-- What is required --
Your copy of the material below should match it exactly, except that it holds no pictures.

-- Source excerpt --
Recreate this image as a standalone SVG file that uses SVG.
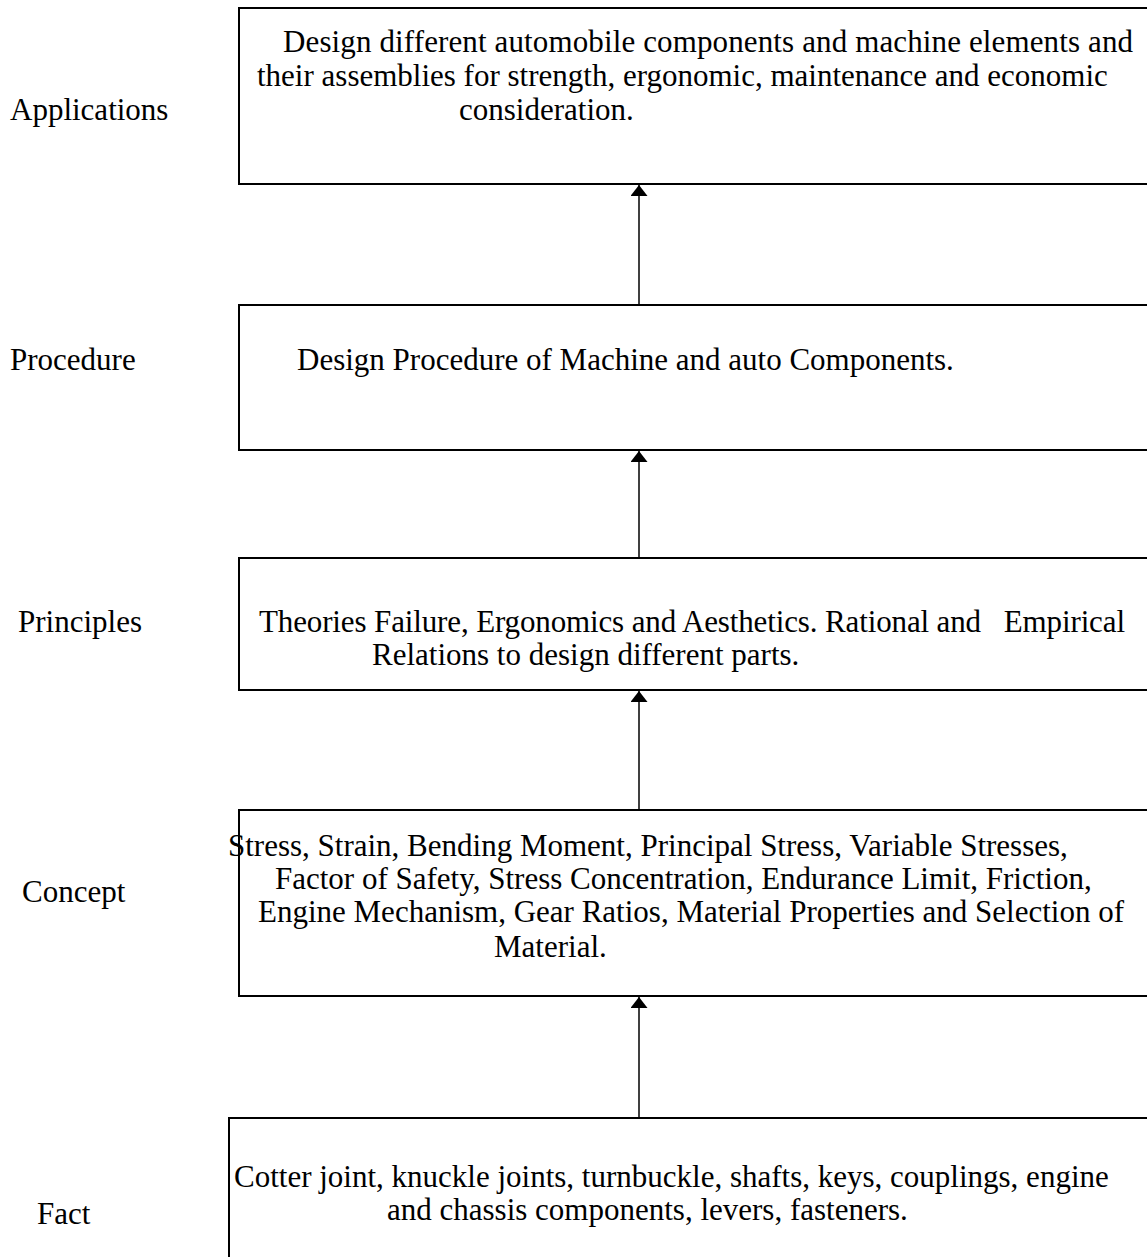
<svg xmlns="http://www.w3.org/2000/svg" width="1147" height="1257" viewBox="0 0 1147 1257">
<defs>
<style>
text{font-family:"Liberation Serif","Times New Roman",serif;font-size:31px;fill:#000;white-space:pre}
.box{fill:#fff;stroke:#000;stroke-width:2}
.conn{stroke:#000;stroke-width:1.5;fill:none}
</style>
<marker id="ah" viewBox="0 0 11 17" refX="11" refY="8.5" markerWidth="11" markerHeight="17" markerUnits="userSpaceOnUse" orient="auto">
<path d="M0,0 L11,8.5 L0,17 Z" fill="#000"/>
</marker>
</defs>
<rect width="1147" height="1257" fill="#fff"/>
<g id="labels">
<text x="10" y="120">Applications</text>
<text x="10" y="370">Procedure</text>
<text x="18" y="632">Principles</text>
<text x="22" y="902">Concept</text>
<text x="37" y="1224">Fact</text>
</g>
<g id="node-applications">
<rect class="box" x="239" y="8" width="920" height="176"/>
<text x="283" y="52" textLength="850" lengthAdjust="spacing">Design different automobile components and machine elements and</text>
<text x="257" y="86">their assemblies for strength, ergonomic, maintenance and economic</text>
<text x="459" y="120">consideration.</text>
</g>
<g id="node-procedure">
<rect class="box" x="239" y="305" width="920" height="145"/>
<text x="297" y="370">Design Procedure of Machine and auto Components.</text>
</g>
<g id="node-principles">
<rect class="box" x="239" y="558" width="920" height="132"/>
<text x="259" y="632" xml:space="preserve" textLength="866" lengthAdjust="spacing">Theories Failure, Ergonomics and Aesthetics. Rational and   Empirical</text>
<text x="372" y="665">Relations to design different parts.</text>
</g>
<g id="node-concept">
<rect class="box" x="239" y="810" width="920" height="186"/>
<text x="228" y="856">Stress, Strain, Bending Moment, Principal Stress, Variable Stresses,</text>
<text x="275" y="889">Factor of Safety, Stress Concentration, Endurance Limit, Friction,</text>
<text x="258" y="922">Engine Mechanism, Gear Ratios, Material Properties and Selection of</text>
<text x="494" y="957">Material.</text>
</g>
<g id="node-fact">
<rect class="box" x="229" y="1118" width="930" height="160"/>
<text x="234" y="1187">Cotter joint, knuckle joints, turnbuckle, shafts, keys, couplings, engine</text>
<text x="387" y="1220">and chassis components, levers, fasteners.</text>
</g>
<g id="connectors">
<line class="conn" x1="639" y1="1118" x2="639" y2="997" marker-end="url(#ah)"/>
<line class="conn" x1="639" y1="810" x2="639" y2="691" marker-end="url(#ah)"/>
<line class="conn" x1="639" y1="558" x2="639" y2="451" marker-end="url(#ah)"/>
<line class="conn" x1="639" y1="305" x2="639" y2="185" marker-end="url(#ah)"/>
</g>
</svg>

-- Written solution --
Recreate this image as a standalone SVG file that uses SVG.
<svg xmlns="http://www.w3.org/2000/svg" width="1147" height="1257" viewBox="0 0 1147 1257">
<defs>
<style>
text{font-family:"Liberation Serif","Times New Roman",serif;font-size:31px;fill:#000;white-space:pre}
.box{fill:#fff;stroke:#000;stroke-width:2}
.conn{stroke:#000;stroke-width:1.5;fill:none}
</style>
<marker id="ah" viewBox="0 0 11 17" refX="11" refY="8.5" markerWidth="11" markerHeight="17" markerUnits="userSpaceOnUse" orient="auto">
<path d="M0,0 L11,8.5 L0,17 Z" fill="#000"/>
</marker>
</defs>
<rect width="1147" height="1257" fill="#fff"/>
<g id="labels">
<text x="10" y="120">Applications</text>
<text x="10" y="370">Procedure</text>
<text x="18" y="632">Principles</text>
<text x="22" y="902">Concept</text>
<text x="37" y="1224">Fact</text>
</g>
<g id="node-applications">
<rect class="box" x="239" y="8" width="920" height="176"/>
<text x="283" y="52" textLength="850" lengthAdjust="spacing">Design different automobile components and machine elements and</text>
<text x="257" y="86">their assemblies for strength, ergonomic, maintenance and economic</text>
<text x="459" y="120">consideration.</text>
</g>
<g id="node-procedure">
<rect class="box" x="239" y="305" width="920" height="145"/>
<text x="297" y="370">Design Procedure of Machine and auto Components.</text>
</g>
<g id="node-principles">
<rect class="box" x="239" y="558" width="920" height="132"/>
<text x="259" y="632" xml:space="preserve" textLength="866" lengthAdjust="spacing">Theories Failure, Ergonomics and Aesthetics. Rational and   Empirical</text>
<text x="372" y="665">Relations to design different parts.</text>
</g>
<g id="node-concept">
<rect class="box" x="239" y="810" width="920" height="186"/>
<text x="228" y="856">Stress, Strain, Bending Moment, Principal Stress, Variable Stresses,</text>
<text x="275" y="889">Factor of Safety, Stress Concentration, Endurance Limit, Friction,</text>
<text x="258" y="922">Engine Mechanism, Gear Ratios, Material Properties and Selection of</text>
<text x="494" y="957">Material.</text>
</g>
<g id="node-fact">
<rect class="box" x="229" y="1118" width="930" height="160"/>
<text x="234" y="1187">Cotter joint, knuckle joints, turnbuckle, shafts, keys, couplings, engine</text>
<text x="387" y="1220">and chassis components, levers, fasteners.</text>
</g>
<g id="connectors">
<line class="conn" x1="639" y1="1118" x2="639" y2="997" marker-end="url(#ah)"/>
<line class="conn" x1="639" y1="810" x2="639" y2="691" marker-end="url(#ah)"/>
<line class="conn" x1="639" y1="558" x2="639" y2="451" marker-end="url(#ah)"/>
<line class="conn" x1="639" y1="305" x2="639" y2="185" marker-end="url(#ah)"/>
</g>
</svg>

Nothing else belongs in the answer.